Both Grandma and Katherine Neale are gone now and I miss them terribly. A tee tiny bit - I miss being that 37 year old "young thing" from 1990.
It's a lot of heritage for a dress to encompass - but this is a sturdy fabric, well seamed and perfectly finished. "That" dress can stand up to it. And by golly - I want to be in it again.
I was curious to see just how wide the waist was ... and took a photo of that too - 16 inches across, so, 32 inches around. With 2 inches for ease, it will fit a 30 inch waist. I have 6 inches to loose if I want to button that dress up again.
Pulling that dress out was a good thing to do. Sharing what it means to me with my DH was even better. He, too, wants to lose some Bad-For-Him poundage this winter and telling him about the dress prompted him to tell me what he would like to accomplish. This means I will get a LOT less friction from him if our meals seem a little skimpy or too "healthy".
In fact - we vowed that I would wear this dress and he would wear those 36" pants again and we would host a party in our favorite duds!

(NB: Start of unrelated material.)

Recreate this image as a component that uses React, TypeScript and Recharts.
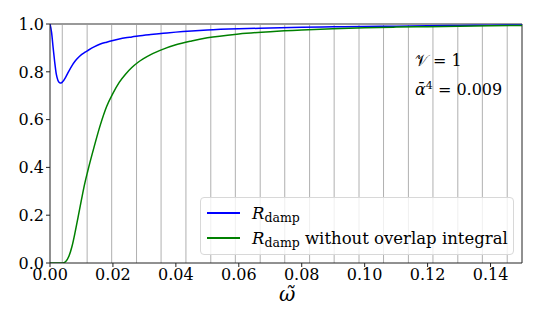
import { Line, LineChart, ReferenceLine, XAxis, YAxis } from "recharts";

// omega-tilde sample points and the two damping curves
const omega = [
  0, 0.0005, 0.001, 0.0015, 0.002, 0.0025, 0.003, 0.0035, 0.004, 0.005, 0.006, 0.007, 0.008, 0.009, 0.01,
  0.011, 0.012, 0.014, 0.016, 0.018, 0.02, 0.022, 0.024, 0.026, 0.028, 0.032, 0.036, 0.04, 0.045, 0.05, 0.06,
  0.07, 0.08, 0.09, 0.1, 0.11, 0.12, 0.13, 0.14, 0.15,
];
const rDamp = [
  1.0, 0.965, 0.9, 0.84, 0.79, 0.765, 0.755, 0.753, 0.758, 0.778, 0.803, 0.826, 0.845, 0.86, 0.872,
  0.881, 0.889, 0.904, 0.916, 0.924, 0.931, 0.937, 0.942, 0.946, 0.95, 0.956, 0.961, 0.966, 0.971, 0.975, 0.98,
  0.983, 0.986, 0.988, 0.99, 0.991, 0.993, 0.994, 0.995, 0.996,
];
const rDampNoOverlap = [
  0, 0, 0, 0, 0, 0, 0, 0, 0, 0.006, 0.028, 0.07, 0.13, 0.197, 0.265,
  0.33, 0.385, 0.485, 0.578, 0.655, 0.71, 0.756, 0.79, 0.818, 0.84, 0.872, 0.895, 0.913, 0.929, 0.942, 0.958,
  0.968, 0.975, 0.98, 0.984, 0.987, 0.989, 0.991, 0.993, 0.994,
];
const xTicks = [0, 0.02, 0.04, 0.06, 0.08, 0.1, 0.12, 0.14];
const yTicks = [0, 0.2, 0.4, 0.6, 0.8, 1.0];
// vertical guide lines
const gridOmega = [
  0.0039, 0.0118, 0.0196, 0.0275, 0.0353, 0.0432, 0.0511, 0.0589, 0.0668, 0.0746, 0.0825, 0.0903, 0.0982,
  0.106, 0.1139, 0.1217, 0.1296, 0.1374, 0.1453,
];

const data = omega.map((w, i) => ({ omega: w, rDamp: rDamp[i], rDampNoOverlap: rDampNoOverlap[i] }));

const serif = "'DejaVu Serif', 'Liberation Serif', serif";

function XTick({ x, y, payload }: any) {
  return (
    <text x={x} y={y} dy="0.71em" textAnchor="middle" fill="#000" style={{ fontSize: 16, fontFamily: serif }}>
      {Number(payload.value).toFixed(2)}
    </text>
  );
}

function YTick({ x, y, payload }: any) {
  return (
    <text x={x} y={y} dy="0.36em" textAnchor="end" fill="#000" style={{ fontSize: 16, fontFamily: serif }}>
      {Number(payload.value).toFixed(1)}
    </text>
  );
}

function DampLabel({ suffix }: { suffix?: string }) {
  return (
    <span>
      <i>R</i>
      <span style={{ fontSize: 12.5, position: "relative", top: 3 }}>damp</span>
      {suffix}
    </span>
  );
}

export default function App() {
  return (
    <div style={{ position: "absolute", left: 0, top: 0, width: 540, height: 324, fontFamily: serif, background: "#fff" }}>
      <LineChart width={540} height={324} data={data} margin={{ top: 24, right: 18, bottom: 31, left: 0 }}>
        {gridOmega.map((g) => (
          <ReferenceLine key={g} x={g} stroke="#b0b0b0" strokeWidth={1} />
        ))}
        <ReferenceLine y={1} stroke="#999" strokeWidth={2} />
        <ReferenceLine x={0.15} stroke="#222" strokeWidth={1} />
        <XAxis
          dataKey="omega"
          type="number"
          domain={[0, 0.15]}
          ticks={xTicks}
          height={30}
          stroke="#222"
          tickSize={4}
          tickMargin={2}
          tick={<XTick />}
          allowDataOverflow
        />
        <YAxis
          type="number"
          domain={[0, 1]}
          ticks={yTicks}
          width={50}
          stroke="#222"
          tickSize={4}
          tickMargin={2}
          tick={<YTick />}
          allowDataOverflow
        />
        <Line type="monotone" dataKey="rDamp" stroke="#0000ff" strokeWidth={1.5} dot={false} isAnimationActive={false} />
        <Line type="monotone" dataKey="rDampNoOverlap" stroke="#008000" strokeWidth={1.5} dot={false} isAnimationActive={false} />
      </LineChart>

      <div style={{ position: "absolute", left: 415, top: 48, fontSize: 16, lineHeight: "25px" }}>
        <div>𝒱 = 1</div>
        <div>
          <i>ᾱ</i>
          <sup style={{ fontSize: 11 }}>4</sup> = 0.009
        </div>
      </div>

      <div
        style={{
          position: "absolute",
          left: 200,
          top: 197,
          width: 312,
          height: 56,
          border: "1px solid #d8d8d8",
          borderRadius: 4,
          background: "rgba(255,255,255,0.8)",
          fontSize: 16.5,
        }}
      >
        {[
          { color: "#0000ff", suffix: "" },
          { color: "#008000", suffix: " without overlap integral" },
        ].map((row, i) => (
          <div key={i} style={{ position: "absolute", left: 6, top: 4 + i * 25, height: 22, display: "flex", alignItems: "center" }}>
            <div style={{ width: 33, height: 1.5, background: row.color, marginRight: 12 }} />
            <DampLabel suffix={row.suffix} />
          </div>
        ))}
      </div>

      <div style={{ position: "absolute", left: 279, top: 282, fontSize: 20, fontStyle: "italic" }}>ω̃</div>
    </div>
  );
}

And so - here it is - Day 2 of bootcamp. Yesterday's workout was fun and vigorous. I've scheduled Monday's and Fridays as medium intensity workouts. Tuesday, Saturdays and Sundays are high intensity workouts. Wednesday I want to take a Yoga class and Thursday will be my rest day - a leisurely walk with the dogs out to the 1 mile point and back or - if the weather is wickedly bad - around the track at the gym or maybe nothing. Thursday is the day off day.
Wishing you all success in your efforts and may we each be able to wear our own "That" dress.
Friday, January 01, 2010
I'm worked on my Let-It-Go list yesterday ... much shorter than the Gratitude List I sort of composed in my head on Wednesday. I thought New Year's Eve, with a once in a blue moon eclipse, would be a good time to think of things I would like to flush out of my life. There aren't too many of them, but these things all trip me up and keep me from doing the things I want to do – and doing the things I might want to do when I think of them.
So what would I like to let go of this year?
1.Unhealthful food - in unhealthful proportions
2.My sedentary body and it's accompanying aches 3.Grumbling while doing housework
4.Multi-tasking and it's evil twin...
6.The mother of #4 & 5 ... Frittering away my time slash Procrastinating
So. Hmm. Well. That's a bigger list than I thought. In fact – if I were to really let all those things go out of my life – why – I'd be just about perfect.
Still and all – these are the things I want out of my life, in no particular order. I am not going to talk about whether a person can let go of these self defeating traits or if resolutions towards that end are GOOD, because they spur you even if only for a little while, or BAD, because if you stop trying you feel like a looser, or INDIFFERENT because ... what difference does it make anyway? I'm just stating that I would like these things to flow away from me and go live somewhere else – preferably at the bottom of the ocean.
What I will say is that just thinking about these defeatist behaviors flowing away from me makes me feel lighter, cleaner, somehow.
Thursday, December 31, 2009
That's right. I pulled out the tape measure and found out the truth of how much space I'm taking up these days.
It took courage - I really just had to push myself to get going and not stop till I knew. And though the numbers were not pretty - they were not a real surprise. I knew I was, well, um, big.
Not Ginormous, mind you. But ... Big.
But not depressed. Just determined. Determined to see those numbers go down over the next few months. and truth is - I'm glad I know. Because as I get fitter and slimmer and more toned - as I improve things around here - I'll have another measure to take that's not a scale measure. Because truth is, I wouldn't care if I weighed forty levendy hundred pounds if I were a trim fit slim thing, wearing That Dress.
So. Now I know where I am I can go on from here.
I want to do one more thing before tomorrow is over. I want to take a BEFORE photo. One in some sort of outfit that really shows what I look like - not in something subtly flattering from my for public wardrobe but oh, something like my fitness shorts and a tank top - or a bathing suit or leotard. I'll dig around in my drawers to see what I have. But I simply ADORE before and after photos and articles, so why not let this year be the year I star in my own?
Happy Blue Moon Eclipse New Year's Eve to you all - remember - today is the day you can let go of things so let's let go of fluffy flabby old bodies and bad eating habits!